Subsequently, during the nineteenth century and a good part of the twentieth, of the three main fats – lard, oil and butter – butter became the essential fat used in French cuisine. Scientific studies have shown that fatty acids contribute to the proper functioning of the body, although they must be consumed in a balanced way. The dogma of good and bad fats and their demonization has happily vanished.


Painting showing butter and eggs Motte de Beurre, Antoine Vollon, c.1880, National Gallery of Art

For their part, chefs are reintroducing butter into the kitchen for its flavor, its creaminess and the cooking techniques it enables. Raw or browned, butter can also be clarified to cook without browning and to enable prolonged cooking. This is known as Smen in the Maghreb, Samnah in the Middle East, Ghee in India, Manteiga de Garrafa in Brazil, and Mantequilla Clarificada in Spanish. For nearly five millennia, butter has been used in purification rituals, in anti-wrinkle ointments, in foundation make-up for traditional festivals, as a lucky gift in ceremonies and as a cure for burns and eye conditions. But especially now, butter plays a role as a luxury ingredient in gourmet cooking.

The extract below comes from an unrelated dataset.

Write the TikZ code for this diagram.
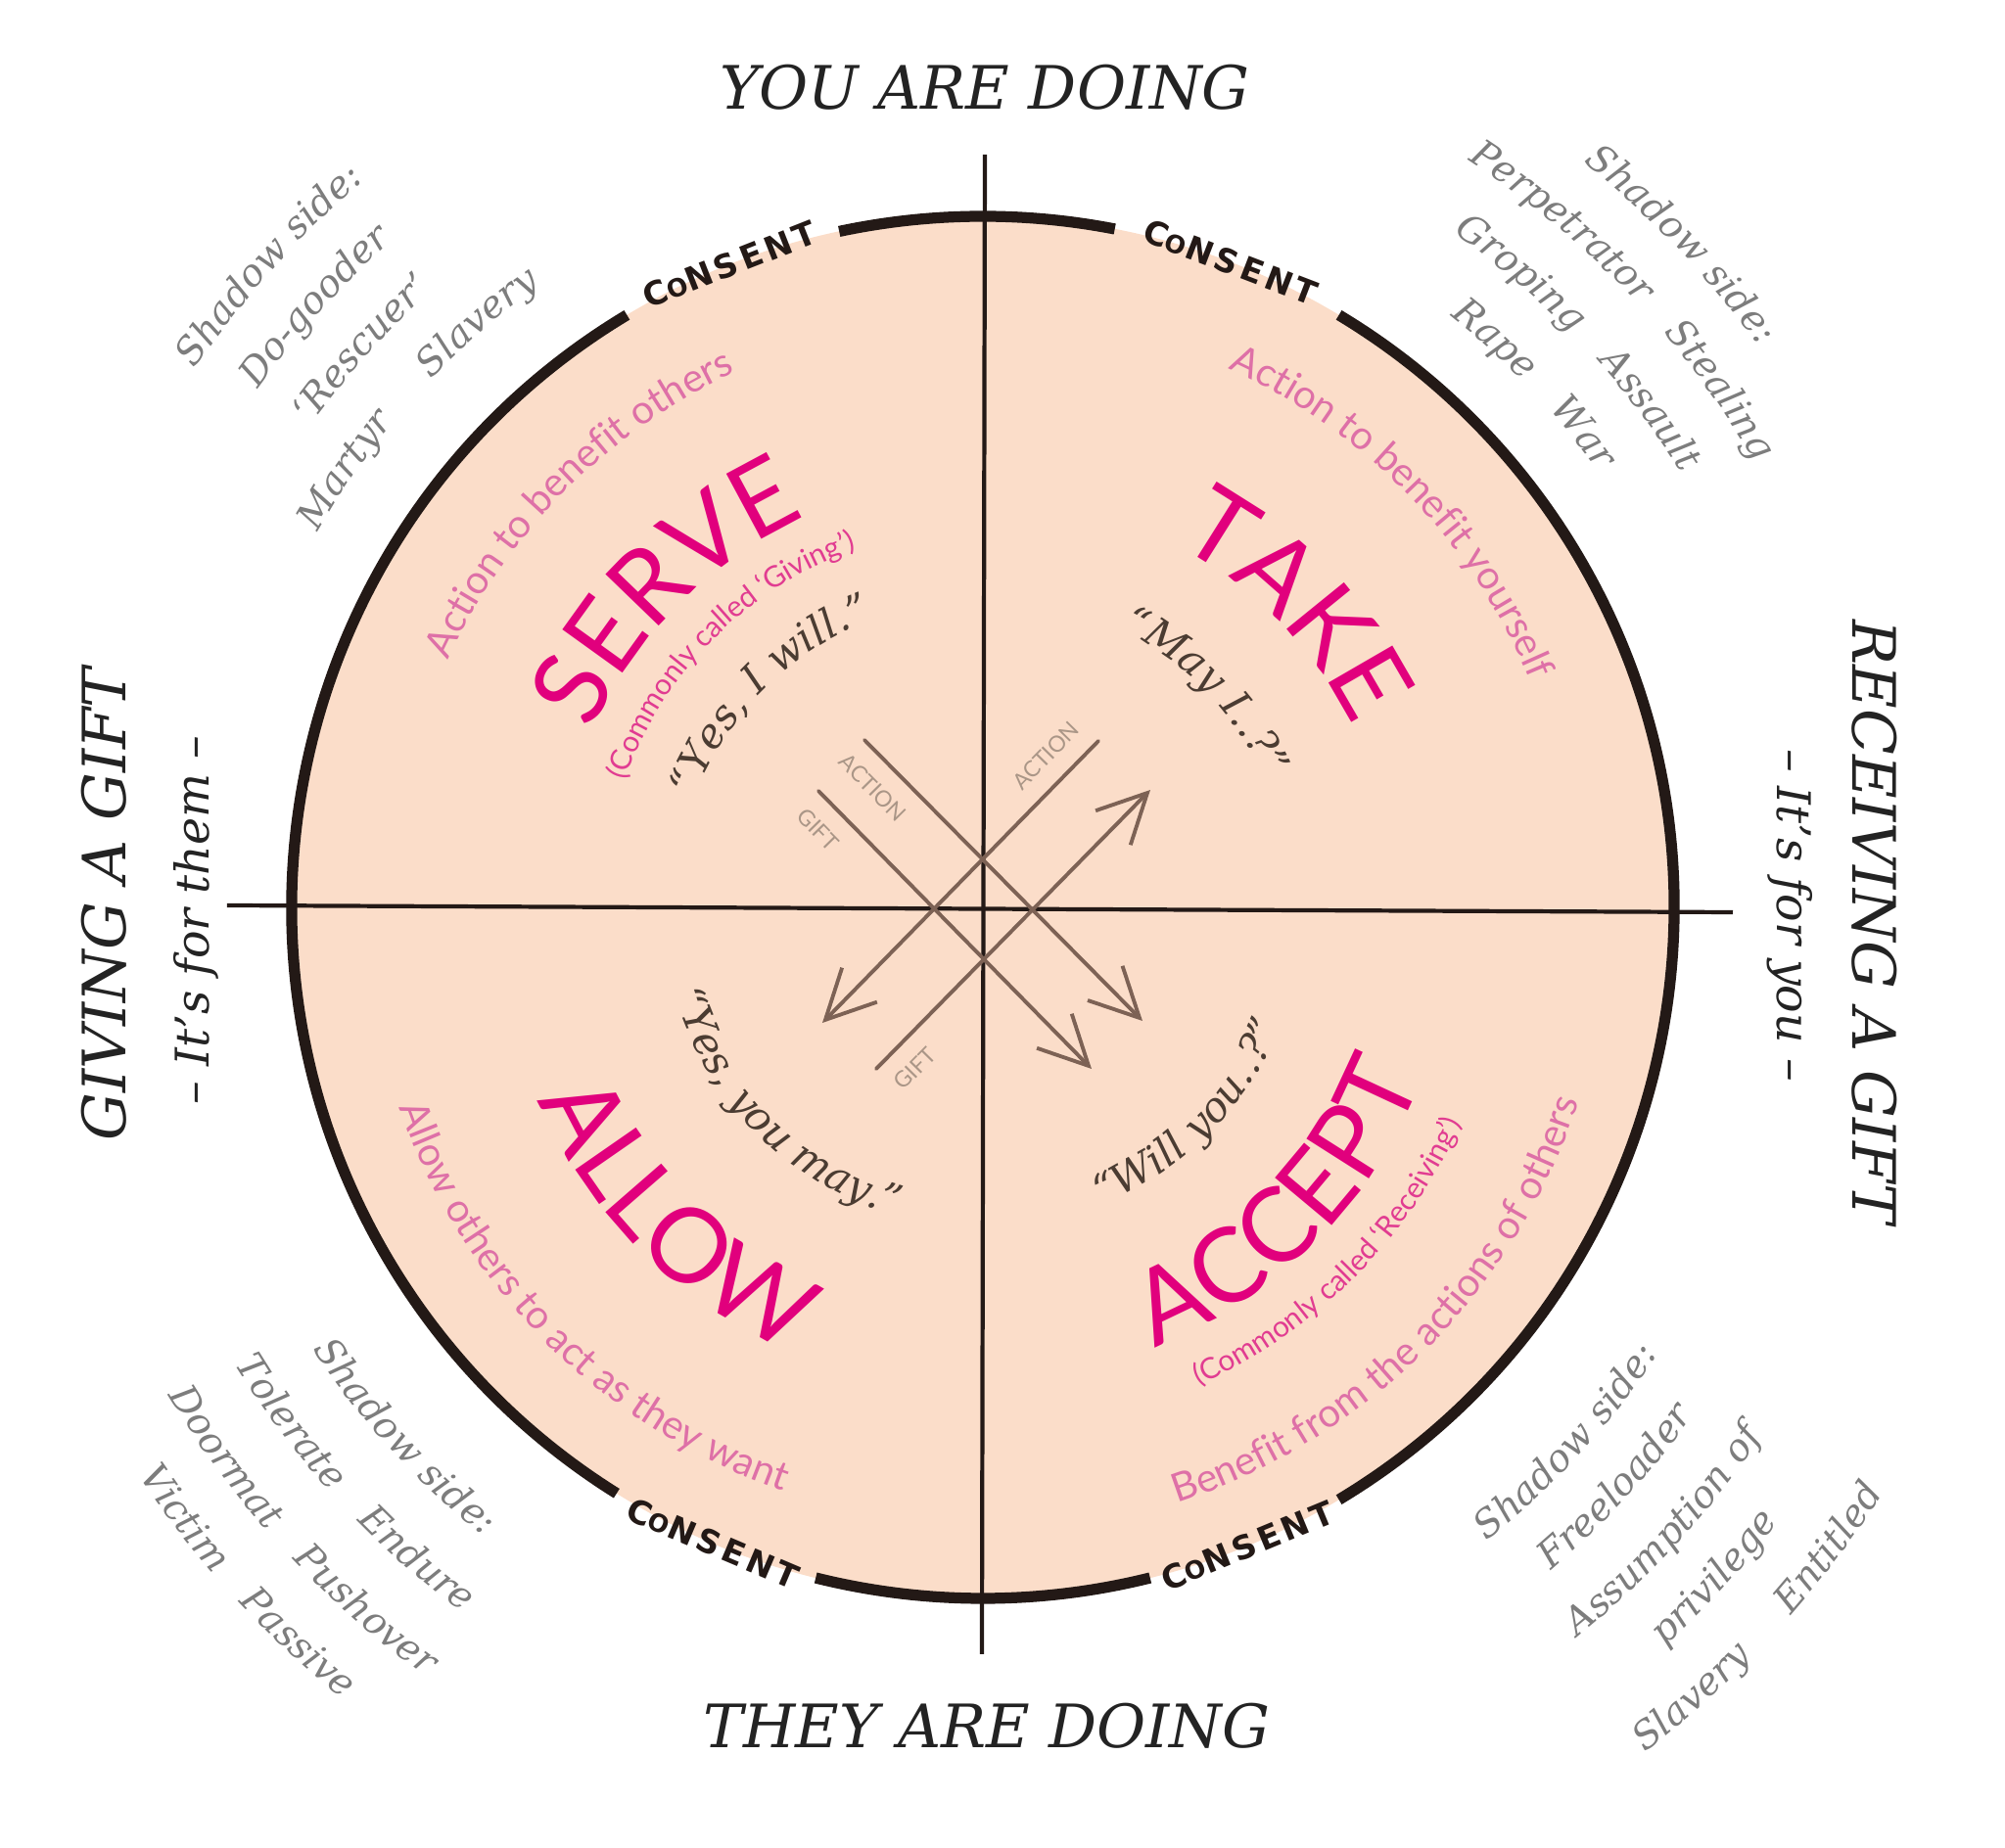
\documentclass[tikz,border=0pt]{standalone}
\usepackage{fontspec}
\setmainfont{DejaVu Serif}
\newfontfamily\lato{Lato}
\newfontfamily\consentfont[LetterSpace=12]{DejaVu Sans}
\usetikzlibrary{arrows.meta,decorations.text}

\definecolor{peach}{RGB}{251,221,201}
\definecolor{rimcolor}{RGB}{35,25,22}
\definecolor{hotpink}{RGB}{225,0,125}
\definecolor{midpink}{RGB}{225,60,145}
\definecolor{softpink}{RGB}{222,112,167}
\definecolor{quotebrown}{RGB}{75,60,50}
\definecolor{shadowgray}{RGB}{125,125,125}
\definecolor{arrowbrown}{RGB}{125,98,85}
\definecolor{tagbrown}{RGB}{170,150,135}
\definecolor{labelblack}{RGB}{35,35,35}

\newcommand\bigword{\lato\fontsize{30}{30}\selectfont}
\newcommand\subline{\lato\fontsize{11.5}{11.5}\selectfont}
\newcommand\smallline{\lato\fontsize{8.5}{8.5}\selectfont}
\newcommand\quoteline{\itshape\fontsize{12}{12}\selectfont}
\newcommand\shadowline{\itshape\fontsize{11}{11}\selectfont}

% text on an arc round the centre: #1 font, #2 colour, #3 middle angle, #4 baseline radius, #5 text
\newcommand{\cwtext}[5]{%
  \pgfmathsetmacro\arcfrom{#3+60}\pgfmathsetmacro\arcto{#3-60}%
  \path[decorate, decoration={text along path, text align=center,
    text color=#2, text={|#1|#5}}]
    (\arcfrom:#4) arc[start angle=\arcfrom, end angle=\arcto, radius=#4];}
\newcommand{\ccwtext}[5]{%
  \pgfmathsetmacro\arcfrom{#3-60}\pgfmathsetmacro\arcto{#3+60}%
  \path[decorate, decoration={text along path, text align=center,
    text color=#2, text={|#1|#5}}]
    (\arcfrom:#4) arc[start angle=\arcfrom, end angle=\arcto, radius=#4];}

\begin{document}
\begin{tikzpicture}[font=\footnotesize,
    rim/.style={draw=rimcolor, line width=3.2pt},
    crossline/.style={draw=rimcolor, line width=1.2pt},
    arrowline/.style={draw=arrowbrown, line width=1.1pt, line cap=round,
      -{Straight Barb[length=5mm, width=5mm]}},
    tag/.style={font=\lato\fontsize{6.5}{6.5}\selectfont, text=tagbrown, inner sep=1pt},
    consent/.style={font=\consentfont\bfseries\fontsize{9.5}{9.5}\selectfont,
      text=rimcolor, inner sep=0pt},
    sidelabel/.style={font=\itshape\fontsize{17.4}{17.4}\selectfont, text=labelblack, inner sep=0pt},
    sidenote/.style={font=\itshape\fontsize{13.5}{13.5}\selectfont, text=labelblack, inner sep=0pt}]
  \useasboundingbox (-10.04,-9.61) rectangle (10.44,9.27);

  % disc and cross
  \fill[peach] (0,0) circle (7.06);
  \coordinate (west) at (-7.72,0.02);
  \coordinate (east) at (7.66,-0.05);
  \coordinate (north) at (0.02,7.69);
  \coordinate (south) at (-0.01,-7.63);
  \draw[crossline] (west) -- (east);
  \draw[crossline] (north) -- (south);

  % rim, broken where CONSENT sits
  \draw[rim] (79:7.06) arc[start angle=79, end angle=102, radius=7.06];
  \draw[rim] (121:7.06) arc[start angle=121, end angle=238, radius=7.06];
  \draw[rim] (256:7.06) arc[start angle=256, end angle=284, radius=7.06];
  \draw[rim] (301:7.06) arc[start angle=301, end angle=419, radius=7.06];

  \node[consent, rotate=21.5] (consentNW) at (111.5:7.06) {C{\fontsize{7.2}{7.2}\selectfont O}NSENT};
  \node[consent, rotate=-21] (consentNE) at (69:7.06) {C{\fontsize{7.2}{7.2}\selectfont O}NSENT};
  \node[consent, rotate=-23] (consentSW) at (247:7.06) {C{\fontsize{7.2}{7.2}\selectfont O}NSENT};
  \node[consent, rotate=22.5] (consentSE) at (292.5:7.06) {C{\fontsize{7.2}{7.2}\selectfont O}NSENT};

  % the four arrows
  \coordinate (act1) at (-1.21,1.71);
  \coordinate (act1tip) at (1.63,-1.16);
  \coordinate (gift1) at (-1.68,1.19);
  \coordinate (gift1tip) at (1.11,-1.65);
  \coordinate (act2) at (1.18,1.70);
  \coordinate (act2tip) at (-1.64,-1.18);
  \coordinate (gift2) at (-1.09,-1.65);
  \coordinate (gift2tip) at (1.71,1.20);
  \draw[arrowline] (act1) -- node[tag, pos=0.1, sloped, below=4pt] (tagact1) {ACTION} (act1tip);
  \draw[arrowline] (gift1) -- node[tag, pos=0.07, sloped, below=4pt] (taggift1) {GIFT} (gift1tip);
  \draw[arrowline] (act2) -- node[tag, pos=0.12, sloped, above=4pt] (tagact2) {ACTION} (act2tip);
  \draw[arrowline] (gift2) -- node[tag, pos=0.07, sloped, below=4pt] (taggift2) {GIFT} (gift2tip);

  % serve
  \cwtext{\subline}{softpink}{135}{6.02}{Action to benefit others}
  \cwtext{\bigword}{hotpink}{135}{4.38}{SERVE}
  \cwtext{\smallline}{midpink}{135}{3.88}{(Commonly called ‘Giving’)}
  \cwtext{\quoteline}{quotebrown}{135}{3.15}{“Yes, I will.”}
  % take
  \cwtext{\subline}{softpink}{44}{6.05}{Action to benefit yourself}
  \cwtext{\bigword}{hotpink}{44}{4.2}{TAKE}
  \cwtext{\quoteline}{quotebrown}{44}{3.17}{“May I..?”}
  % allow
  \ccwtext{\quoteline}{quotebrown}{225}{3.27}{“Yes, you may.”}
  \ccwtext{\bigword}{hotpink}{225}{4.95}{ALLOW}
  \ccwtext{\subline}{softpink}{225}{6.3}{Allow others to act as they want}
  % accept
  \ccwtext{\quoteline}{quotebrown}{315}{3.27}{“Will you..?”}
  \ccwtext{\bigword}{hotpink}{315}{4.82}{ACCEPT}
  \ccwtext{\smallline}{midpink}{315}{5.36}{(Commonly called ‘Receiving’)}
  \ccwtext{\subline}{softpink}{315}{6.4}{Benefit from the actions of others}

  % shadow sides
  \cwtext{\shadowline}{shadowgray}{138}{9.75}{Shadow side:}
  \cwtext{\shadowline}{shadowgray}{138}{9.1}{Do-gooder}
  \cwtext{\shadowline}{shadowgray}{138}{8.45}{‘Rescuer’}
  \cwtext{\shadowline}{shadowgray}{138}{7.8}{Martyr^^^^2003^^^^2002Slavery}

  \cwtext{\shadowline}{shadowgray}{43.5}{9.78}{Shadow side:}
  \cwtext{\shadowline}{shadowgray}{43.5}{9.1}{Perpetrator^^^^2003Stealing}
  \cwtext{\shadowline}{shadowgray}{43.5}{8.4}{Groping^^^^2003Assault}
  \cwtext{\shadowline}{shadowgray}{43.5}{7.7}{Rape^^^^2003War}

  \ccwtext{\shadowline}{shadowgray}{222.5}{8.2}{Shadow side:}
  \ccwtext{\shadowline}{shadowgray}{222.5}{8.95}{Tolerate^^^^2003Endure}
  \ccwtext{\shadowline}{shadowgray}{222.5}{9.7}{Doormat^^^^2003Pushover}
  \ccwtext{\shadowline}{shadowgray}{222.5}{10.4}{Victim^^^^2003Passive}

  \ccwtext{\shadowline}{shadowgray}{317.5}{8.27}{Shadow side:}
  \ccwtext{\shadowline}{shadowgray}{317.5}{8.92}{Freeloader}
  \ccwtext{\shadowline}{shadowgray}{317.5}{9.62}{Assumption of}
  \ccwtext{\shadowline}{shadowgray}{317.5}{10.27}{privilege}
  \ccwtext{\shadowline}{shadowgray}{317.5}{10.97}{Slavery^^^^2003^^^^2002Entitled}

  % outer labels
  \node[sidelabel] (you) at (0.02,8.38) {YOU ARE DOING};
  \node[sidelabel] (they) at (0.04,-8.36) {THEY ARE DOING};
  \node[sidelabel, rotate=90] (giving) at (-8.98,0.03) {GIVING A GIFT};
  \node[sidenote, rotate=90, anchor=base] (forthem) at (-7.9,-0.13) {– It’s for them –};
  \node[sidelabel, rotate=-90] (receiving) at (9.11,-0.15) {RECEIVING A GIFT};
  \node[sidenote, rotate=-90, anchor=base] (foryou) at (8.12,-0.08) {– It’s for you –};
\end{tikzpicture}
\end{document}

This cultural heritage can still be enjoyed today in all European countries, from gnocchi with sage butter in Tuscany to the many variations of Belgian waffles, as well as Spanish sobaos and koulourakia biscuits made in Greece over the koulourakia period. We will end his ode to butter with an incantation used by the peoples of Northern Europe, the Celts, the Vikings and the Icelandic people to protect their butter.

Oh you, butter, colored like the sun, bring us your riches!